My work, whether shaped exclusively with a hammer or the cutting and forming of plates, is informed by the traditions and visual language of blacksmithing.
The process of heating metal until it is malleable enough to be reshaped by the smith goes back more than a thousand years. However, my designs are not restrained by adhesion to specific historical references and I frequently employ modern technologies and forms. I am inspired by the waterways, plant life and weather of familiar and newly discovered landscapes. The abstract forms I create are representations of the physics and patterns I observe in natural phenomena.
Through years of working on both sculpture and decorative architectural work, I have developed my artistic vocabulary. The large scale sculptures, while not necessarily forged, are an extrapolation of this vocabulary driven by my blacksmith’s desire to reshape the metal and make the surfaces my own. The decorative arts pieces blend my creative vision with utilitarian purpose, and to that end I find a beautiful symmetry between form and function.
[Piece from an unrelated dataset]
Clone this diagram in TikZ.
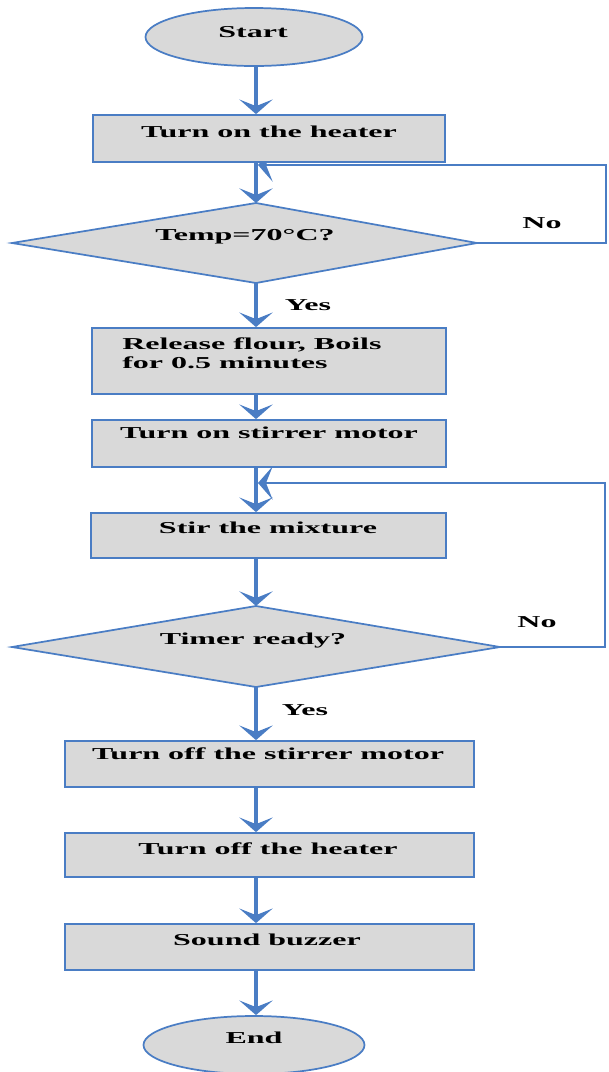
\documentclass[tikz,border=0pt]{standalone}
\usepackage{fontspec}
\setmainfont{Liberation Serif}
\usetikzlibrary{arrows.meta,shapes.geometric}
\definecolor{fc}{HTML}{4A7DC4}
\definecolor{fillg}{HTML}{D9D9D9}
\newcommand{\wtxt}[1]{\scalebox{1.92}[1]{#1}}
\tikzset{
  boxn/.style={draw=fc,line width=1.3pt,fill=fillg,rectangle,inner sep=0pt},
  ovaln/.style={draw=fc,line width=1.3pt,fill=fillg,ellipse,inner sep=0pt},
  dshape/.style={draw=fc,line width=1.3pt,fill=fillg},
  txt/.style={inner sep=0pt,font=\bfseries\fontsize{12.5}{14}\selectfont,text=black},
  arr/.style={draw=fc,line width=3pt,-{Stealth[length=11pt,width=25pt,inset=5pt]}},
  looparr/.style={draw=fc,line width=1.8pt,-{Stealth[length=11pt,width=25pt,inset=5pt]}}
}
\begin{document}
\begin{tikzpicture}[x=0.75pt,y=-0.75pt]
\useasboundingbox (0,0) rectangle (608,1072);
\coordinate (col) at (256,0);
\coordinate (d1t) at (256,203);
\coordinate (d1r) at (477,243);
\coordinate (d1b) at (256,283);
\coordinate (d1l) at (12,243);
\coordinate (l1a) at (606,243);
\coordinate (l1b) at (606,165);
\coordinate (l1c) at (258,165);
% loop drawn first so the box hides the upper half of its head
\draw[looparr] (d1r) -- (l1a) -- (l1b) -- (l1c);
% nodes
\node[ovaln,minimum width=162.75pt,minimum height=43.5pt] (start) at (254,37) {};
\node[boxn,minimum width=264pt,minimum height=35.25pt] (heater) at (269,138.5) {};
\draw[dshape] (d1t) -- (d1r) -- (d1b) -- (d1l) -- cycle;
\node[boxn,minimum width=265.5pt,minimum height=49.5pt] (release) at (269,361) {};
\node[boxn,minimum width=265.5pt,minimum height=35.25pt] (stiron) at (269,443.5) {};
\node[boxn,minimum width=266.25pt,minimum height=33.75pt] (stir) at (268.5,535.5) {};
\coordinate (d2t) at (256,606);
\coordinate (d2r) at (500,647);
\coordinate (d2b) at (256,687);
\coordinate (d2l) at (12,647);
\draw[dshape] (d2t) -- (d2r) -- (d2b) -- (d2l) -- cycle;
\node[boxn,minimum width=306.75pt,minimum height=34.5pt] (offmotor) at (269.5,764) {};
\node[boxn,minimum width=306.75pt,minimum height=33pt] (offheater) at (269.5,855) {};
\node[boxn,minimum width=306.75pt,minimum height=34.5pt] (buzzer) at (269.5,947) {};
\node[ovaln,minimum width=165.75pt,minimum height=43.5pt] (end) at (254,1045) {};
% texts
\node[txt,anchor=base] (tstart) at (253,37) {\wtxt{Start}};
\node[txt,anchor=base] (theater) at (269,137) {\wtxt{Turn on the heater}};
\node[txt,anchor=base] (ttemp) at (245,240) {\wtxt{Temp=70°C?}};
\node[txt,anchor=base] (tno1) at (542,228) {\wtxt{No}};
\node[txt,anchor=base] (tyes1) at (308,310) {\wtxt{Yes}};
\node[txt,anchor=base west] (trelease) at (122,368) {\wtxt{\begin{tabular}[b]{@{}l@{}}Release flour, Boils\\for 0.5 minutes\end{tabular}}};
\node[txt,anchor=base] (tstiron) at (269,438) {\wtxt{Turn on stirrer motor}};
\node[txt,anchor=base] (tstir) at (268,533) {\wtxt{Stir the mixture}};
\node[txt,anchor=base] (ttimer) at (253,644) {\wtxt{Timer ready?}};
\node[txt,anchor=base] (tno2) at (537,627) {\wtxt{No}};
\node[txt,anchor=base] (tyes2) at (305,715) {\wtxt{Yes}};
\node[txt,anchor=base] (toffmotor) at (268,759) {\wtxt{Turn off the stirrer motor}};
\node[txt,anchor=base] (toffheater) at (268,854) {\wtxt{Turn off the heater}};
\node[txt,anchor=base] (tbuzzer) at (267,945) {\wtxt{Sound buzzer}};
\node[txt,anchor=base] (tend) at (254,1043) {\wtxt{End}};
% connectors
\draw[arr] (start.south -| col) -- (heater.north -| col);
\draw[arr] (heater.south -| col) -- (d1t);
\draw[arr] (d1b) -- (release.north -| col);
\draw[arr] (release.south -| col) -- (stiron.north -| col);
\draw[arr] (stiron.south -| col) -- (stir.north -| col);
\draw[arr] (stir.south -| col) -- (d2t);
\coordinate (l2a) at (605,647);
\coordinate (l2b) at (605,483);
\coordinate (l2c) at (258,483);
\draw[looparr] (d2r) -- (l2a) -- (l2b) -- (l2c);
\draw[arr] (d2b) -- (offmotor.north -| col);
\draw[arr] (offmotor.south -| col) -- (offheater.north -| col);
\draw[arr] (offheater.south -| col) -- (buzzer.north -| col);
\draw[arr] (buzzer.south -| col) -- (end.north -| col);
\end{tikzpicture}
\end{document}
I make no distinctions between what is thought to be functional and sculptural objects, but rather concentrate on designing pieces that fulfill my intention for the object within the framework of my aesthetic choices. While each project has a unique set of parameters, my goal in all of my work is to create art that inspires the imagination.
"John Medwedeff's public art is monumental and meticulous. His work blurs the boundary between the world of traditional metalworker and modern sculptor."